──────── Record extracts ────────

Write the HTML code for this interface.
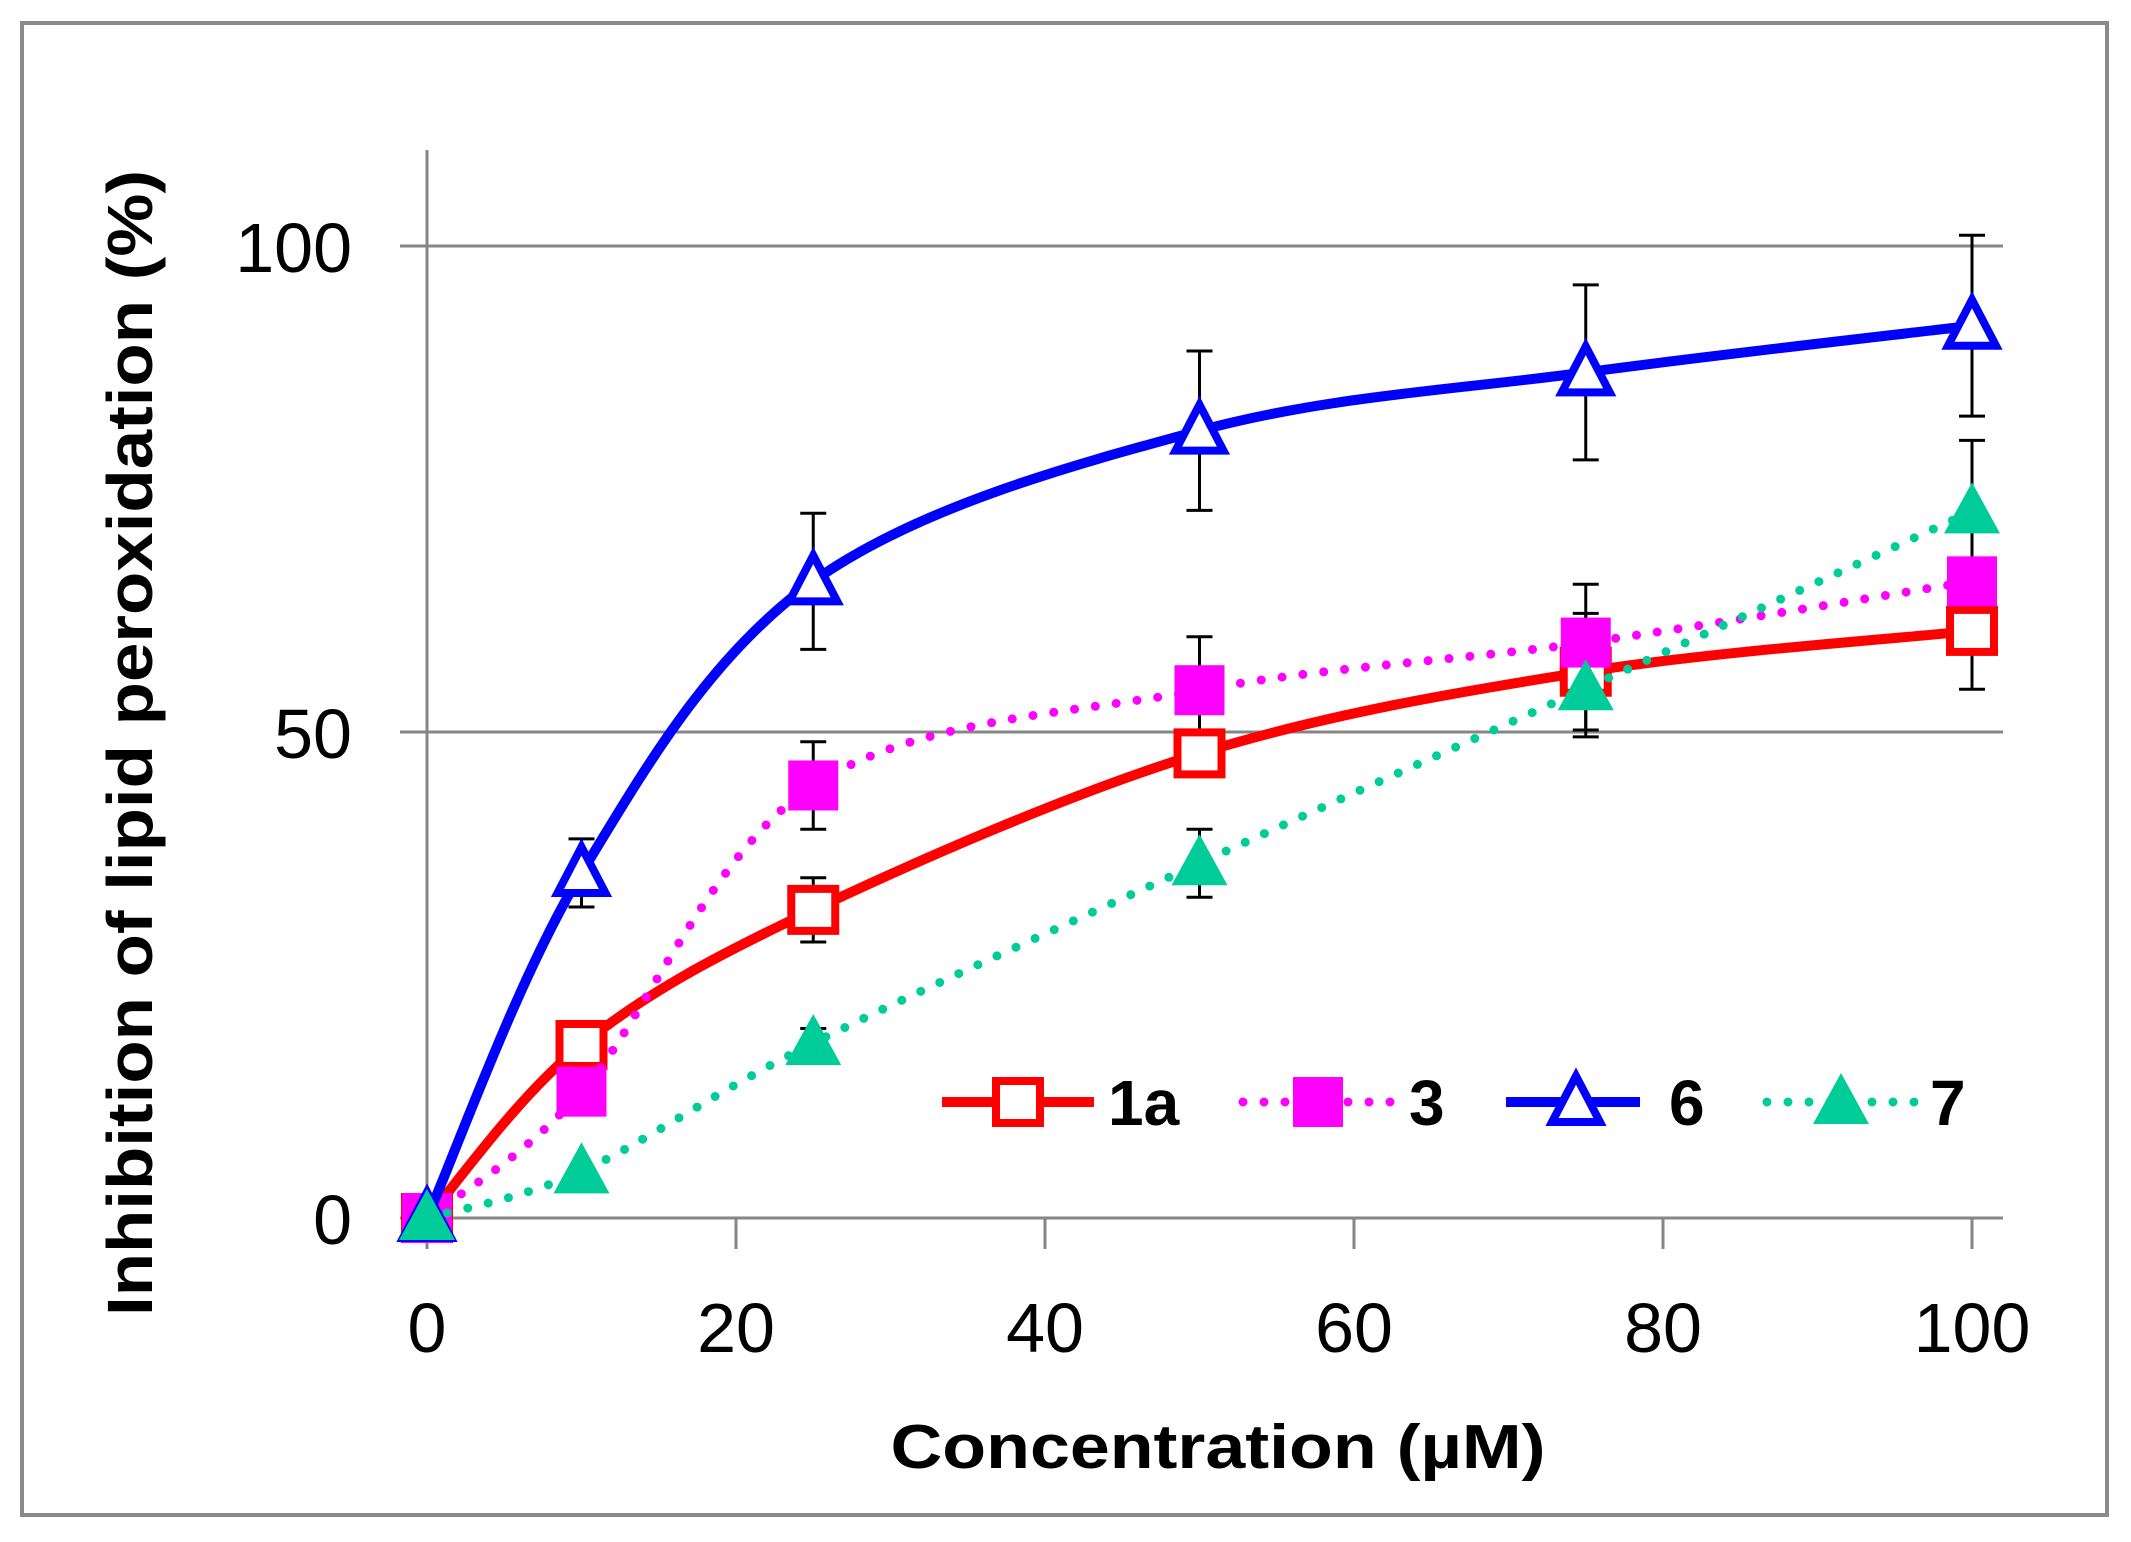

────────
──────── Record extracts ────────

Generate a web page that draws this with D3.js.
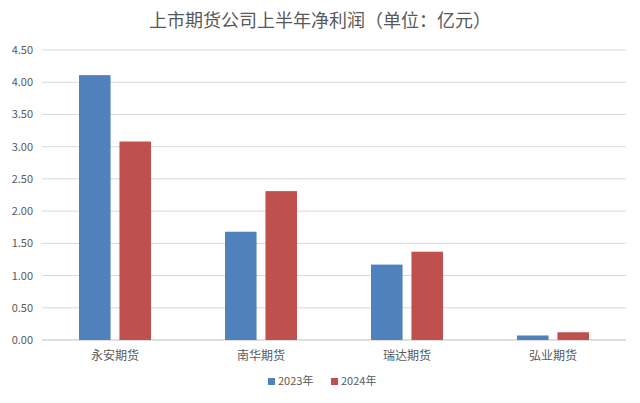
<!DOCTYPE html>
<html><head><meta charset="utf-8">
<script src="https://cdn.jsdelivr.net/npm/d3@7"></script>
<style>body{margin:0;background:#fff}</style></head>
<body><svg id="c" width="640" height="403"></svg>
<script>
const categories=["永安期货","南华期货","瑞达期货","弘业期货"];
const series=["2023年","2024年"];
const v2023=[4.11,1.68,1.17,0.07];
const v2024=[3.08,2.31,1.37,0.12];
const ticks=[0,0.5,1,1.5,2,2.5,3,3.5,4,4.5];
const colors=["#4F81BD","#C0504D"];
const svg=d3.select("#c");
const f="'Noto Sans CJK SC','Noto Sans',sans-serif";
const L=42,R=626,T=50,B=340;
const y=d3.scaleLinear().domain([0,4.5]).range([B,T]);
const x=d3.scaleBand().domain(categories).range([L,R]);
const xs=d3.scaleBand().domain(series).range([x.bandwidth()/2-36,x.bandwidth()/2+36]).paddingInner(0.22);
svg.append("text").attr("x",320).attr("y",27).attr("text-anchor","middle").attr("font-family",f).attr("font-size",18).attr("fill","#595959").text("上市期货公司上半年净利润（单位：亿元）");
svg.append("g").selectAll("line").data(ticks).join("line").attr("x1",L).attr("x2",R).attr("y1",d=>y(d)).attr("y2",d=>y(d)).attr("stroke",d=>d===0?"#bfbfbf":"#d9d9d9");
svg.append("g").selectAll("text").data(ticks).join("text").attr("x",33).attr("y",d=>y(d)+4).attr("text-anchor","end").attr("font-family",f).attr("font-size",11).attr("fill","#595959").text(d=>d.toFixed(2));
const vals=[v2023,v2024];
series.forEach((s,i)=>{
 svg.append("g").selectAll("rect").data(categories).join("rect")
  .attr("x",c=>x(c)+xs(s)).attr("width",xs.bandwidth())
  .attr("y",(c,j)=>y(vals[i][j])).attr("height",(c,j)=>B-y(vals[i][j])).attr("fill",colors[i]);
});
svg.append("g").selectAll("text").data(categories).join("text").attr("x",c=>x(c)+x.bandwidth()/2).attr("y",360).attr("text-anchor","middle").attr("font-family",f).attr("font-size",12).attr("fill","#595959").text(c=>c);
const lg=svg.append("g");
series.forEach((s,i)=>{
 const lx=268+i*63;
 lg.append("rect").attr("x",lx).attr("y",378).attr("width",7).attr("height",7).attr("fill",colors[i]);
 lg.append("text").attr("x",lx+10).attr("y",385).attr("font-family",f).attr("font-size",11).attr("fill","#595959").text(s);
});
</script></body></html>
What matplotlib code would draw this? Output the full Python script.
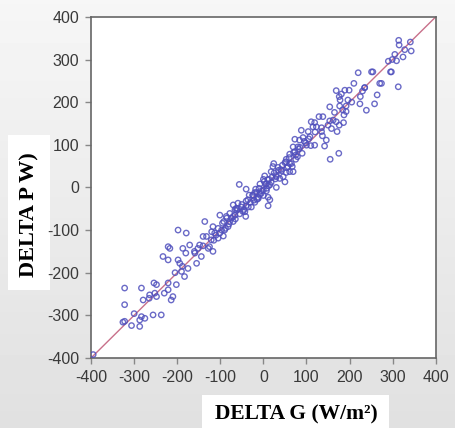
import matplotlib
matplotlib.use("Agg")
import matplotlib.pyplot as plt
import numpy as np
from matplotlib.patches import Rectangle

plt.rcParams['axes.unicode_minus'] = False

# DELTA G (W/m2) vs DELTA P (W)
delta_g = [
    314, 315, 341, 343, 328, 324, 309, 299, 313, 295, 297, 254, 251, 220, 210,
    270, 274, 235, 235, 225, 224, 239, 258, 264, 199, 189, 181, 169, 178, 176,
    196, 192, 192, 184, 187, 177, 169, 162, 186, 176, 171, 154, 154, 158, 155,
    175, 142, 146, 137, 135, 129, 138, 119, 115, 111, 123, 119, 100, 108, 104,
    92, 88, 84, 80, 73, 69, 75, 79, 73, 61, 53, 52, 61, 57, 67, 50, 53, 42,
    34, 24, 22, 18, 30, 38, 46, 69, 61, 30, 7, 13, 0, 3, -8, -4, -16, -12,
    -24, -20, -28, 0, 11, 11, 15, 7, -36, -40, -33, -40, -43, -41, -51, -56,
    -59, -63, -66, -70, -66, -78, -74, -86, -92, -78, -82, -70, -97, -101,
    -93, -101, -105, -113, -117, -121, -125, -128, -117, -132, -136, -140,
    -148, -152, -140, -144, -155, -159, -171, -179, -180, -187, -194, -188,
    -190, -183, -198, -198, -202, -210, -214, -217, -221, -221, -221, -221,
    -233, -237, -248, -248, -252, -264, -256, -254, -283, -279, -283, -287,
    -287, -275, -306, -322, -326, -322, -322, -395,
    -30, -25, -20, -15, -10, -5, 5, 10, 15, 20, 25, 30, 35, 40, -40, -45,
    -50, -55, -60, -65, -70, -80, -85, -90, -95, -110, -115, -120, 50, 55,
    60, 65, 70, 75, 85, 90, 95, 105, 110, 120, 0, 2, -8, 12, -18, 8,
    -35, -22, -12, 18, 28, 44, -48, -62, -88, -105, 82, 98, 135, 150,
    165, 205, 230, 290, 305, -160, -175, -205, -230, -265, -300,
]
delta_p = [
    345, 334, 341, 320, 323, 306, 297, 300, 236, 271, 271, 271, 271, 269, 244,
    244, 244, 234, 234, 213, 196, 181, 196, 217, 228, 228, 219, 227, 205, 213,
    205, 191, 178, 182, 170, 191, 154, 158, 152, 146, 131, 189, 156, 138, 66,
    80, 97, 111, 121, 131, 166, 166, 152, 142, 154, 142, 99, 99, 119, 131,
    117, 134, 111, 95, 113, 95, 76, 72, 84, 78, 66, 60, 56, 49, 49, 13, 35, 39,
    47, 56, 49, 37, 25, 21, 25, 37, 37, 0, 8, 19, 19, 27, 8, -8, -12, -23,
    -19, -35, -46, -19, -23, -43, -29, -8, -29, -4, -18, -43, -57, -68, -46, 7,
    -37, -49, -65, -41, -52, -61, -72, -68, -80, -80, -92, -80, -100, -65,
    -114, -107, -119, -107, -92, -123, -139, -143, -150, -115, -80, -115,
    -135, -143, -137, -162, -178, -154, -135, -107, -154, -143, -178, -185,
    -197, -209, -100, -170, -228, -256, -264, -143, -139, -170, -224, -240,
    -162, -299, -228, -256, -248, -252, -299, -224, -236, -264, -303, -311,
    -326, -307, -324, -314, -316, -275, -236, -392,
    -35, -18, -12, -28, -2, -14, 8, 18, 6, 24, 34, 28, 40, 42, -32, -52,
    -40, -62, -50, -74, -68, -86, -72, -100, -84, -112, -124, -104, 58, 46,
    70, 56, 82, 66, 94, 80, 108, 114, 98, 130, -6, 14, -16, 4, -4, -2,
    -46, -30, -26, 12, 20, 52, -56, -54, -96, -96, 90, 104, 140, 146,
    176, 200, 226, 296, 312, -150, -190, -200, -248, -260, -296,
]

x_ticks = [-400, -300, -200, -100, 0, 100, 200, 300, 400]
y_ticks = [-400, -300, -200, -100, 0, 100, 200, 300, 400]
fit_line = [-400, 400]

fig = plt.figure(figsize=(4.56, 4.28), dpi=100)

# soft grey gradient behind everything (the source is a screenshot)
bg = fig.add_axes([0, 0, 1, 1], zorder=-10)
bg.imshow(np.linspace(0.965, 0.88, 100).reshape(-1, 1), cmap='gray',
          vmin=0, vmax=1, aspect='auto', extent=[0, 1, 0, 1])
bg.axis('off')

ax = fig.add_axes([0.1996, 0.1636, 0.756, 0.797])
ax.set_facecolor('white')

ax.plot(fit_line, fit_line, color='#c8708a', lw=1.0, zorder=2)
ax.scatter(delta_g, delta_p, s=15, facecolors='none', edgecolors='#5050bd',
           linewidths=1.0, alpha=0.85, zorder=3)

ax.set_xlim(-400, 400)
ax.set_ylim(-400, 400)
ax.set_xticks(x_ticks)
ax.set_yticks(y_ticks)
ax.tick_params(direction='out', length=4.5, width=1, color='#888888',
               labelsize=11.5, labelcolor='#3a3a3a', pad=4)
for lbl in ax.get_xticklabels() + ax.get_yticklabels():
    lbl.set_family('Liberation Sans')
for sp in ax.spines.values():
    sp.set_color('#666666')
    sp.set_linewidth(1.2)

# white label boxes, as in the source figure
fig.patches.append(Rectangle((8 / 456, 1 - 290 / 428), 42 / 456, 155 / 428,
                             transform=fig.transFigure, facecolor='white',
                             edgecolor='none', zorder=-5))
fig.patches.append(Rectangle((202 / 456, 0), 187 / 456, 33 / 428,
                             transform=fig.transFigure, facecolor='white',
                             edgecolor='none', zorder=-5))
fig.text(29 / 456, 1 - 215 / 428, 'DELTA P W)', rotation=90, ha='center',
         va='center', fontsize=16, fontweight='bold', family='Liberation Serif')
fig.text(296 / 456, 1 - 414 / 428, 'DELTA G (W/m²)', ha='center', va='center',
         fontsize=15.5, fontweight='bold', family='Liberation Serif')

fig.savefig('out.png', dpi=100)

────────
──────── Record extracts ────────

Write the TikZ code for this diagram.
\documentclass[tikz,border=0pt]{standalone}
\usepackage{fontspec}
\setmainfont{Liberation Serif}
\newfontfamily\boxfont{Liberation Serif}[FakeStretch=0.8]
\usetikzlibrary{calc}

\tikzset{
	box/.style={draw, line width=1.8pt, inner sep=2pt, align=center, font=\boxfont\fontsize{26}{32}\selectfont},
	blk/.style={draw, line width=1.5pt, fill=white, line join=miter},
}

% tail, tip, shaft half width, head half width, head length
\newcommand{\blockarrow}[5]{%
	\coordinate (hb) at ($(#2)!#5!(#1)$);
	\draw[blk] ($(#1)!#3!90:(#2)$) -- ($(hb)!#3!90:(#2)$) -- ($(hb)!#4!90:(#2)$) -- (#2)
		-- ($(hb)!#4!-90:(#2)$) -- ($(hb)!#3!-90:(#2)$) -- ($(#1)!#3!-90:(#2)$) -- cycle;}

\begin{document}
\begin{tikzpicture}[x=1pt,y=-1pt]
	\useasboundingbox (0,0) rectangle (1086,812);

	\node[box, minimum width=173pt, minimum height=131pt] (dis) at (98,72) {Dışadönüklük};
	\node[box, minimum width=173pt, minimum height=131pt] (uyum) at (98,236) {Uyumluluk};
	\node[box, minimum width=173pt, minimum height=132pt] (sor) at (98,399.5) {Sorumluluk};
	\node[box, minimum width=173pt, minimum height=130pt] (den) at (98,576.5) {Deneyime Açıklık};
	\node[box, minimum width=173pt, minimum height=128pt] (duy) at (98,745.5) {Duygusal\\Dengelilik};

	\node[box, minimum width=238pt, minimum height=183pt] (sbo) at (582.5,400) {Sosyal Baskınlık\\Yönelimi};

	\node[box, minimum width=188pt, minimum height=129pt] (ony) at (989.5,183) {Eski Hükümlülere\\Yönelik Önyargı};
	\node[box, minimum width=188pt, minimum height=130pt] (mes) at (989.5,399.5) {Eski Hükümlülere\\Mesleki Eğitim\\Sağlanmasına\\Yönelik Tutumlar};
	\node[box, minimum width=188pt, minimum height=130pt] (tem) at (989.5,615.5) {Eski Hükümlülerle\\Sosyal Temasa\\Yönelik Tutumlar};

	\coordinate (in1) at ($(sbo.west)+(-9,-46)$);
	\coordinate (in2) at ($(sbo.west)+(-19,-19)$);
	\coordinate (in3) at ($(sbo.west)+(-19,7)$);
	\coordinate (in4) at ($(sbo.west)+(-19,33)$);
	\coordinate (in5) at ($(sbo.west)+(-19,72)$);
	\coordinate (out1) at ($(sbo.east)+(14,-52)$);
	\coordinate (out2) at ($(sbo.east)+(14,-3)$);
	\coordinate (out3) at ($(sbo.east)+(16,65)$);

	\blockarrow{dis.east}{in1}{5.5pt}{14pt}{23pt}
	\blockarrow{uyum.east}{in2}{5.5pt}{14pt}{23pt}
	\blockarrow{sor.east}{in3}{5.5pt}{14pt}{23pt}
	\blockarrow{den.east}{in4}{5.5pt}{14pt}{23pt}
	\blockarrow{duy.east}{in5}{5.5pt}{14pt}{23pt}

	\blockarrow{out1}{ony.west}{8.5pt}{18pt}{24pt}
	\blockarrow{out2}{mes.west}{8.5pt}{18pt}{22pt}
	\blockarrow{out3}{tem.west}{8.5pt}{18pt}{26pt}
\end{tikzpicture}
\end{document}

────────

All lines above from the one containing "What matplotlib code" through the one containing "plt.rcParams['axes.unicode_minus'] = False" are to be quoted exactly, and only those; pictures are left out.

What matplotlib code would draw this? Output the full Python script.
import matplotlib
matplotlib.use("Agg")
import matplotlib.pyplot as plt
import numpy as np
from matplotlib.patches import Rectangle

plt.rcParams['axes.unicode_minus'] = False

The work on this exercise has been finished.